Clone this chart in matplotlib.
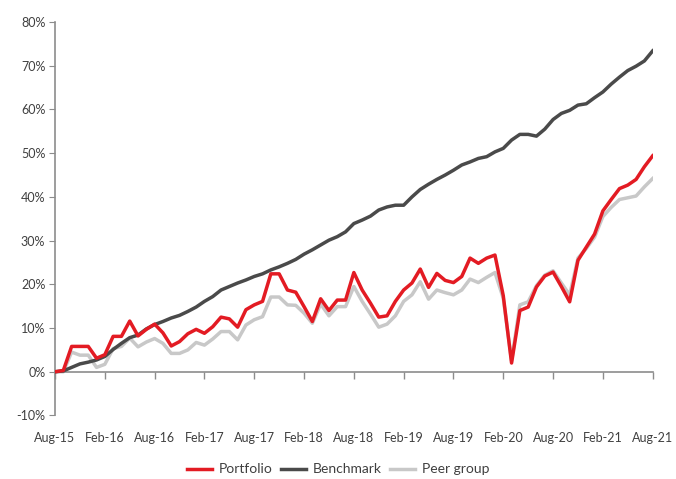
import pandas as pd
import matplotlib.pyplot as plt
from matplotlib.ticker import FuncFormatter

# monthly cumulative returns (%), Aug-15 .. Aug-21
portfolio = [
    0.0, 0.3, 5.8, 5.8, 5.8, 3.1, 3.9, 8.1, 8.1, 11.6,
    8.2, 9.7, 10.9, 8.9, 5.9, 6.9, 8.7, 9.7, 8.8, 10.3,
    12.5, 12.1, 10.2, 14.2, 15.3, 16.1, 22.4, 22.4, 18.7, 18.2,
    14.9, 11.5, 16.7, 14.0, 16.4, 16.4, 22.7, 18.7, 15.7, 12.5,
    12.8, 16.1, 18.7, 20.3, 23.5, 19.3, 22.5, 20.9, 20.4, 21.8,
    26.0, 24.8, 26.0, 26.7, 17.4, 2.0, 14.0, 14.8, 19.4, 21.9,
    22.8, 19.5, 16.0, 25.5, 28.5, 31.5, 36.8, 39.4, 41.9, 42.7,
    44.0, 46.9, 49.4,
]
benchmark = [
    0.0, 0.2, 1.0, 1.8, 2.2, 2.7, 3.5, 5.1, 6.5, 7.8,
    8.4, 9.8, 10.8, 11.5, 12.3, 12.9, 13.8, 14.8, 16.1, 17.2,
    18.7, 19.5, 20.3, 21.0, 21.8, 22.4, 23.3, 24.0, 24.8, 25.7,
    26.9, 27.9, 29.0, 30.1, 30.9, 32.0, 33.9, 34.7, 35.6, 37.0,
    37.7, 38.1, 38.1, 40.0, 41.7, 42.9, 44.0, 45.0, 46.1, 47.3,
    48.0, 48.8, 49.2, 50.3, 51.1, 53.0, 54.3, 54.3, 53.9, 55.5,
    57.7, 59.1, 59.8, 61.0, 61.3, 62.7, 64.0, 65.8, 67.4, 68.9,
    69.9, 71.1, 73.4,
]
peer_group = [
    0.0, 0.0, 4.5, 3.8, 3.8, 1.0, 1.7, 5.3, 5.8, 7.7,
    5.7, 6.8, 7.6, 6.5, 4.2, 4.2, 5.0, 6.7, 6.1, 7.5,
    9.2, 9.2, 7.3, 10.7, 11.9, 12.6, 17.1, 17.1, 15.3, 15.2,
    13.4, 11.1, 15.5, 12.8, 14.9, 14.9, 19.5, 16.1, 13.2, 10.2,
    10.9, 12.8, 16.1, 17.6, 20.6, 16.6, 18.7, 18.1, 17.6, 18.7,
    21.2, 20.4, 21.6, 22.7, 16.8, 2.5, 15.3, 16.0, 19.7, 22.1,
    23.1, 20.3, 17.6, 26.0, 28.2, 30.8, 35.5, 37.6, 39.4, 39.8,
    40.2, 42.3, 44.2,
]
months = pd.date_range('2015-08-01', '2021-08-01', freq='MS')
y_ticks = [-10, 0, 10, 20, 30, 40, 50, 60, 70, 80]

plt.rcParams['font.family'] = ['Lato', 'DejaVu Sans']
text_col = '#404040'
axis_col = '#8c8c8c'

fig = plt.figure(figsize=(6.76, 4.79), dpi=100)
ax = fig.add_axes([0.0814, 0.1326, 0.8841, 0.8214])

x = list(range(len(months)))
ax.plot(x, peer_group, color='#c8c8c8', lw=2.5, label='Peer group', zorder=2)
ax.plot(x, benchmark, color='#4a4a4a', lw=2.5, label='Benchmark', zorder=3)
ax.plot(x, portfolio, color='#e31b23', lw=2.5, label='Portfolio', zorder=4)

ax.set_xlim(0, len(months) - 1)
ax.set_ylim(-10, 80)
ax.set_yticks(y_ticks)
ax.yaxis.set_major_formatter(FuncFormatter(lambda v, p: f'{v:.0f}%'))
ax.tick_params(axis='y', length=4, color=axis_col, labelcolor=text_col, labelsize=9, pad=3)

tick_pos = x[::6]
tick_lbl = [m.strftime('%b-%y') for m in months[::6]]

# axis line + tick marks at 0%
ax.spines['bottom'].set_position(('data', 0))
ax.spines['bottom'].set_color(axis_col)
ax.spines['bottom'].set_linewidth(1.2)
ax.set_xticks(tick_pos)
ax.set_xticklabels([])
ax.tick_params(axis='x', length=5, color=axis_col, width=1)

# labels at the bottom of the plot area
sec = ax.secondary_xaxis(0.0)
sec.set_xticks(tick_pos)
sec.set_xticklabels(tick_lbl)
sec.spines['bottom'].set_visible(False)
sec.tick_params(length=0, pad=12, labelsize=9, labelcolor=text_col)

ax.spines['left'].set_color(axis_col)
ax.spines['left'].set_linewidth(1.2)
ax.spines['top'].set_visible(False)
ax.spines['right'].set_visible(False)

handles, labels = ax.get_legend_handles_labels()
order = [2, 1, 0]
ax.legend([handles[i] for i in order], [labels[i] for i in order],
          loc='center', bbox_to_anchor=(0.5, 0.02), bbox_transform=fig.transFigure,
          ncol=3, frameon=False, fontsize=10, handlelength=1.8,
          handletextpad=0.5, columnspacing=0.6, labelcolor=text_col,
          borderpad=0.1)

fig.savefig('out.png', dpi=100)
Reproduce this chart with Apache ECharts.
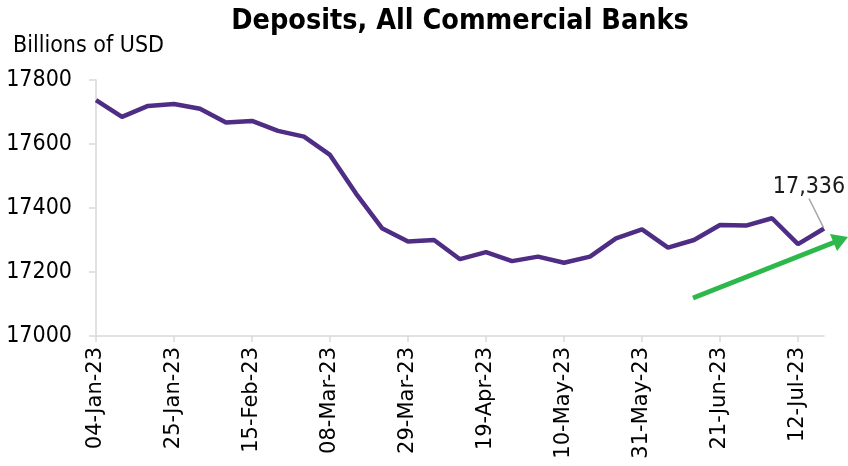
<!DOCTYPE html>
<html><head><meta charset="utf-8">
<script src="https://cdn.jsdelivr.net/npm/echarts@6/dist/echarts.min.js"></script>
<style>html,body{margin:0;padding:0;background:#fff}#c{width:848px;height:466px}</style>
</head><body><div id="c"></div>
<script>
const categories = ['04-Jan-23','11-Jan-23','18-Jan-23','25-Jan-23','01-Feb-23','08-Feb-23','15-Feb-23','22-Feb-23','01-Mar-23','08-Mar-23','15-Mar-23','22-Mar-23','29-Mar-23','05-Apr-23','12-Apr-23','19-Apr-23','26-Apr-23','03-May-23','10-May-23','17-May-23','24-May-23','31-May-23','07-Jun-23','14-Jun-23','21-Jun-23','28-Jun-23','05-Jul-23','12-Jul-23','19-Jul-23'];
const deposits = [17737,17685,17719,17725,17710,17667,17672,17641,17623,17566,17445,17337,17295,17300,17240,17262,17234,17248,17229,17248,17305,17333,17276,17300,17347,17345,17368,17287,17336];
const yTicks = [17000,17200,17400,17600,17800];

const chart = echarts.init(document.getElementById('c'));
const last = deposits.length - 1;
const data = deposits.map((v,i)=> i===last ? {value:v, symbolSize:2, label:{show:true, formatter:(p)=>p.value.toLocaleString('en-US'), position:'top', fontFamily:'DejaVu Sans Condensed', fontSize:23, color:'#1a1a1a'}, labelLine:{show:true, lineStyle:{color:'#a6a6a6', width:1.5}}} : v);
chart.setOption({
  animation:false,
  title:[
    {text:'Deposits, All Commercial Banks', left:455, textAlign:'center', top:2, textStyle:{fontFamily:'DejaVu Sans Condensed', fontWeight:'bold', fontSize:28.5, color:'#000'}},
    {text:'Billions of USD', left:8, top:30, textStyle:{fontFamily:'DejaVu Sans Condensed', fontWeight:'normal', fontSize:23, color:'#000'}}
  ],
  grid:{left:96, right:24, top:80, bottom:130},
  xAxis:{type:'category', data:categories, boundaryGap:false,
    axisLine:{lineStyle:{color:'#d9d9d9', width:1.5}},
    axisTick:{interval:2, length:6, lineStyle:{color:'#d9d9d9', width:1.5}},
    axisLabel:{interval:2, rotate:90, margin:11, fontFamily:'DejaVu Sans', fontSize:21, color:'#000'}},
  yAxis:{type:'value', min:yTicks[0], max:yTicks[yTicks.length-1], interval:200,
    axisLine:{show:true, lineStyle:{color:'#d9d9d9', width:1.5}},
    axisTick:{show:true, length:7, lineStyle:{color:'#d9d9d9', width:1.5}},
    splitLine:{show:false},
    axisLabel:{margin:24, formatter:(v)=>String(v), fontFamily:'DejaVu Sans Condensed', fontSize:23, color:'#000'}},
  series:[{type:'line', data:data, showSymbol:true, symbol:'circle', symbolSize:0,
    itemStyle:{color:'rgba(79,45,132,0)'},
    lineStyle:{color:'#4F2D84', width:4.5},
    labelLayout:{dx:-15, dy:-24},
    labelLine:{show:true}
  }],
  graphic:[
    {type:'line', shape:{x1:693, y1:298, x2:835, y2:242}, style:{stroke:'#2DB84B', lineWidth:5}},
    {type:'polygon', shape:{points:[[848,237],[830,234],[837,251]]}, style:{fill:'#2DB84B'}}
  ]
});
</script></body></html>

══════════

* PROBLEM REQUIREMENTS *
Read the lines above. Gather those in which the string "matplotlib" is found.

* RESPONSE *
Clone this chart in matplotlib.
import matplotlib.pyplot as plt
from matplotlib.ticker import FuncFormatter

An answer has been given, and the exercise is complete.